Transit Maps We Love
What Transit Maps Reveal About 7 Major American Cities
Certainly you could opt for a postcard of your favorite city’s key landmarks, but that doesn’t tell you all that much about the city’s culture does it? For a graphical element that speaks to the individuality of each city, all while depicting the landmarks that define it, mail those postcards and instead study a transit map. Some iconic, others unheralded, a transit map offers visitors a fingertip guide to the chaos of a city and arranges it in a way that holds true to the roots of the city.

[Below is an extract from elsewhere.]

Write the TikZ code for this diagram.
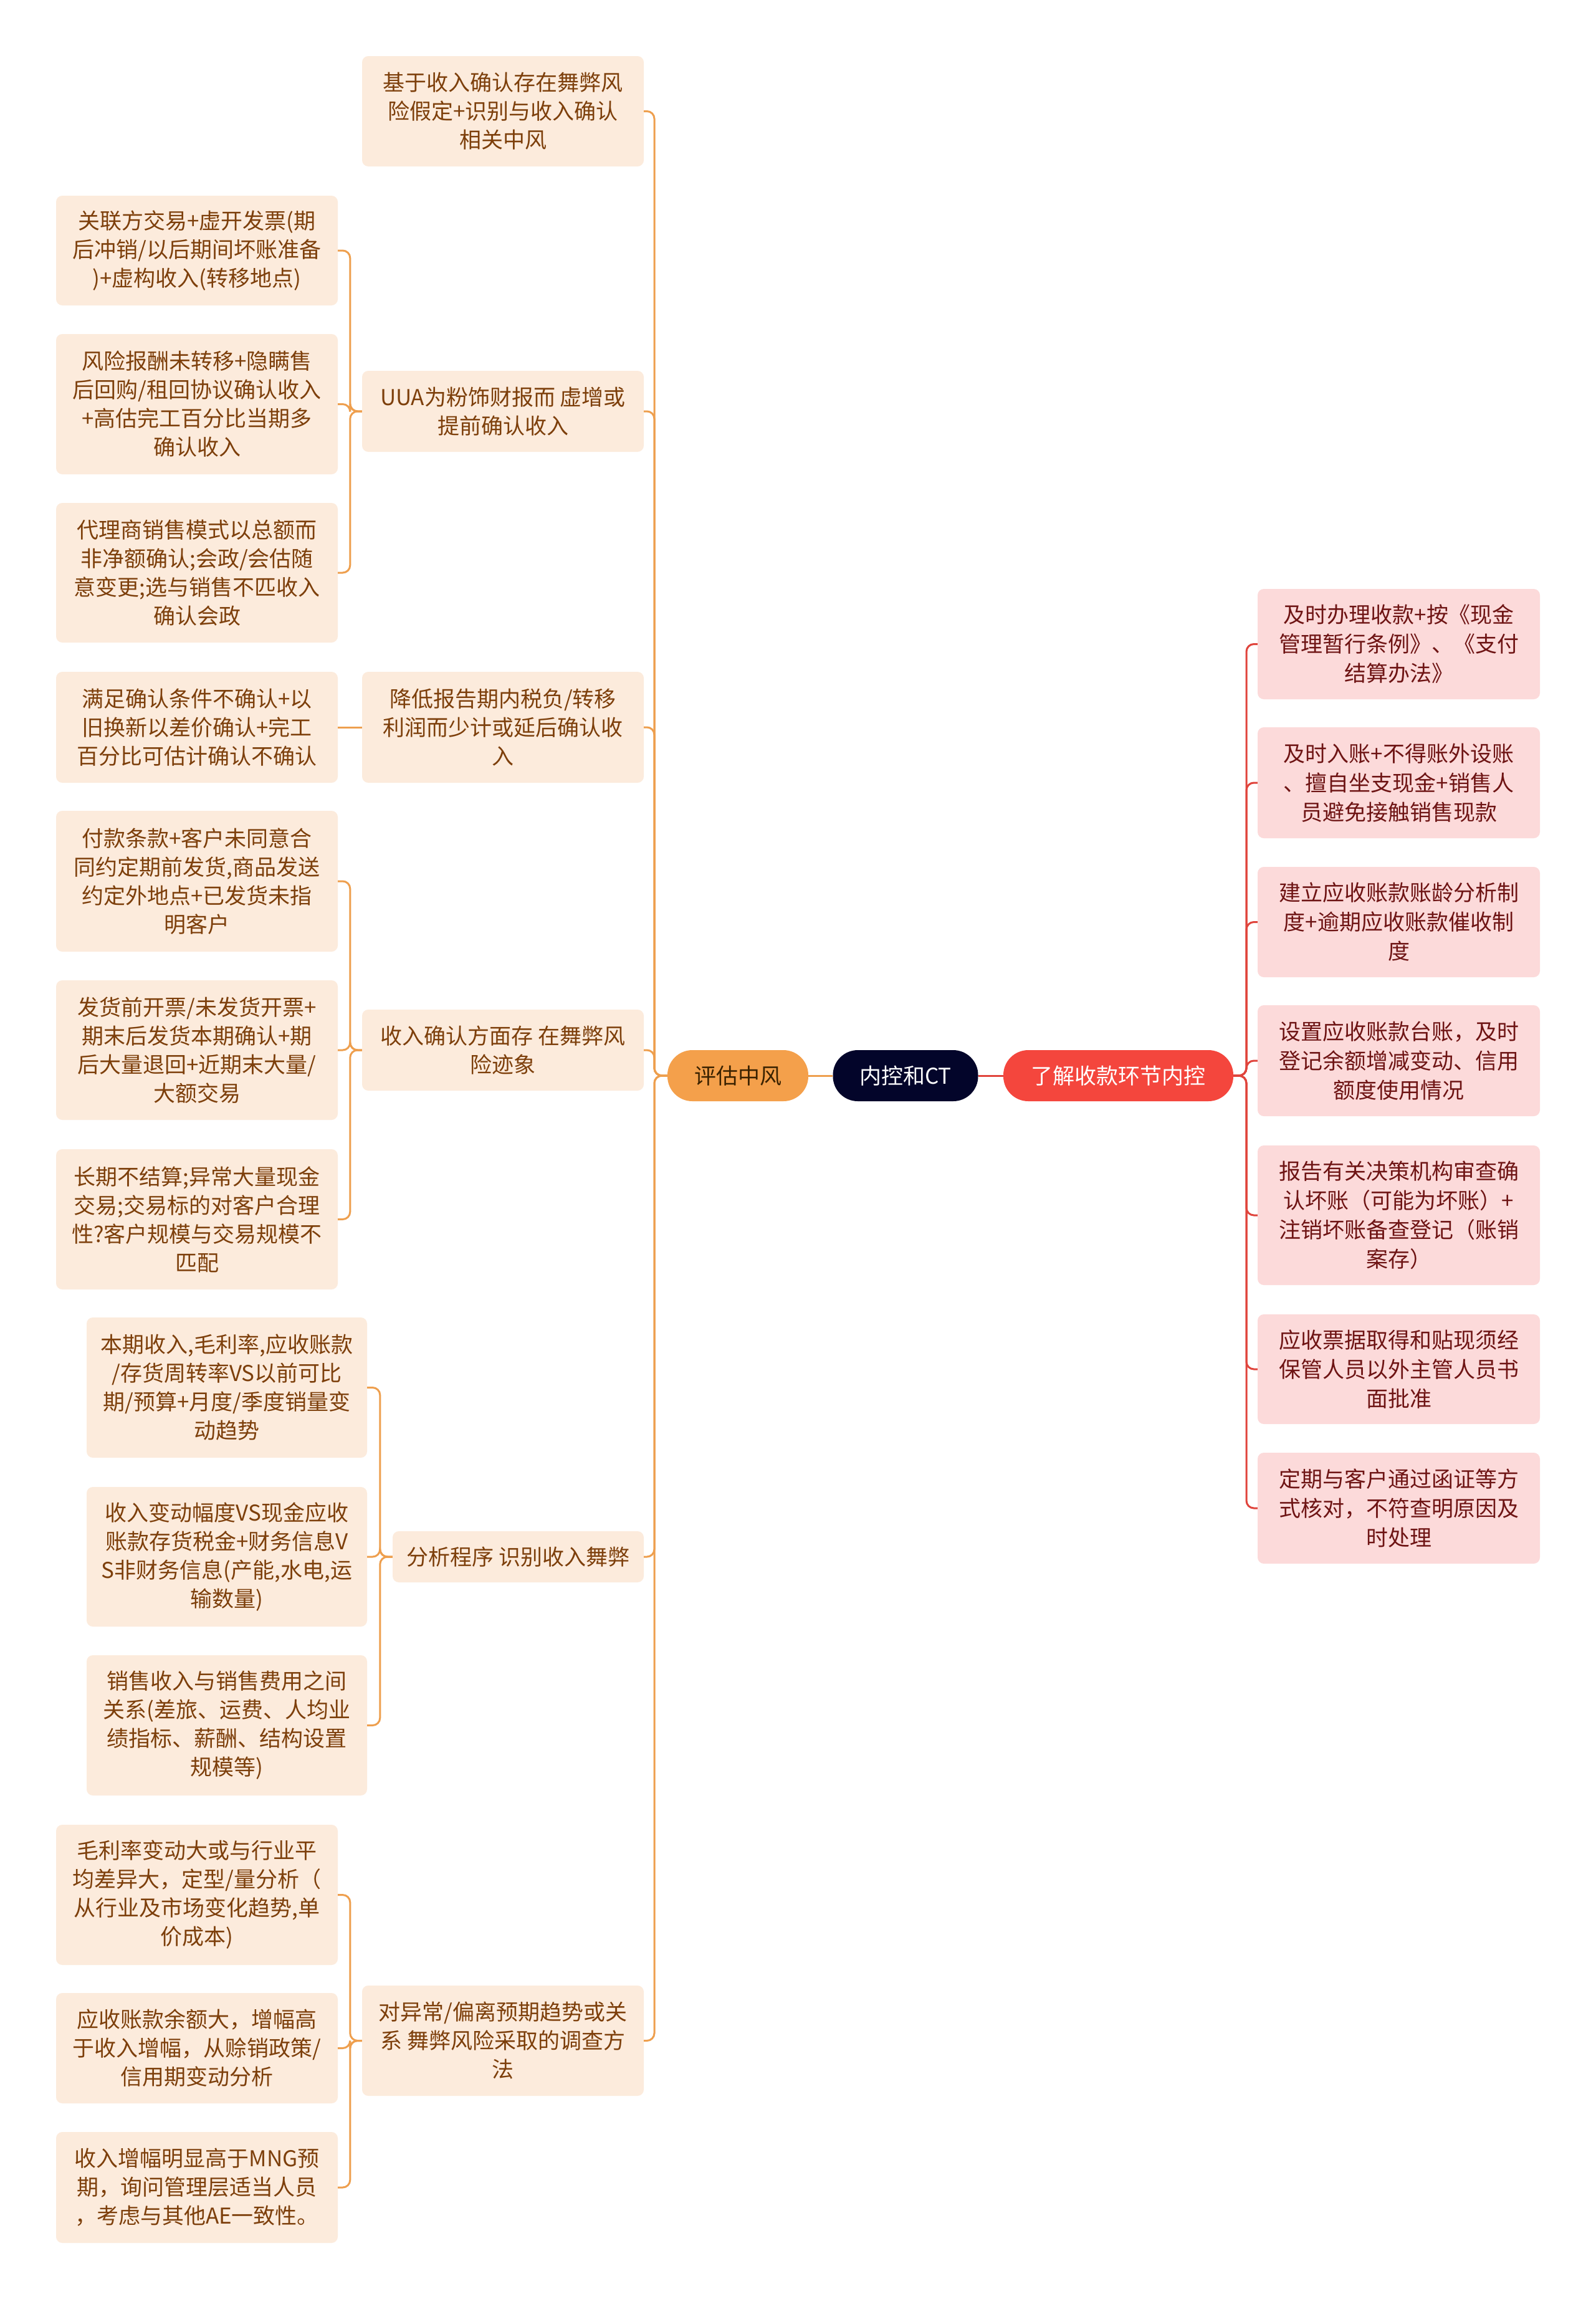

Whether using a geographical framework (i.e. New York) or a schematic design (known as a diagram and used by most American cities), cities often swirl those ideas together, bending train lines and inserting key landmarks to help tell the story of both transit stations and cultural interest.
Always a place to visit and always a new landmark to see, New York’s subway map celebrates tourism like no other. It didn’t always. Massimo Vignelli
gave New York a famed—yet short-lived—schematic design in the ‘70s, saying, “All you are conveying is how to go from station A to station B.” That didn’t last long after John Tauranac and the New York Metropolitan Transportation Authority shifted the map to geographic in 1979. “There are certain landmarks that literally mark the land,” Tauranac says. “The Empire State Building is visible from so many different neighborhoods. I think places like that are important.” The newest version, released in 2010, still holds what many consider minor landmarks, but is also bulked up Manhattan even more—at the expense of outlying boroughs—to make room for tourist-heavy information. The subway map is about far more than stations; it is about landmarks, serving as a guide to the hustle and bustle of NYC.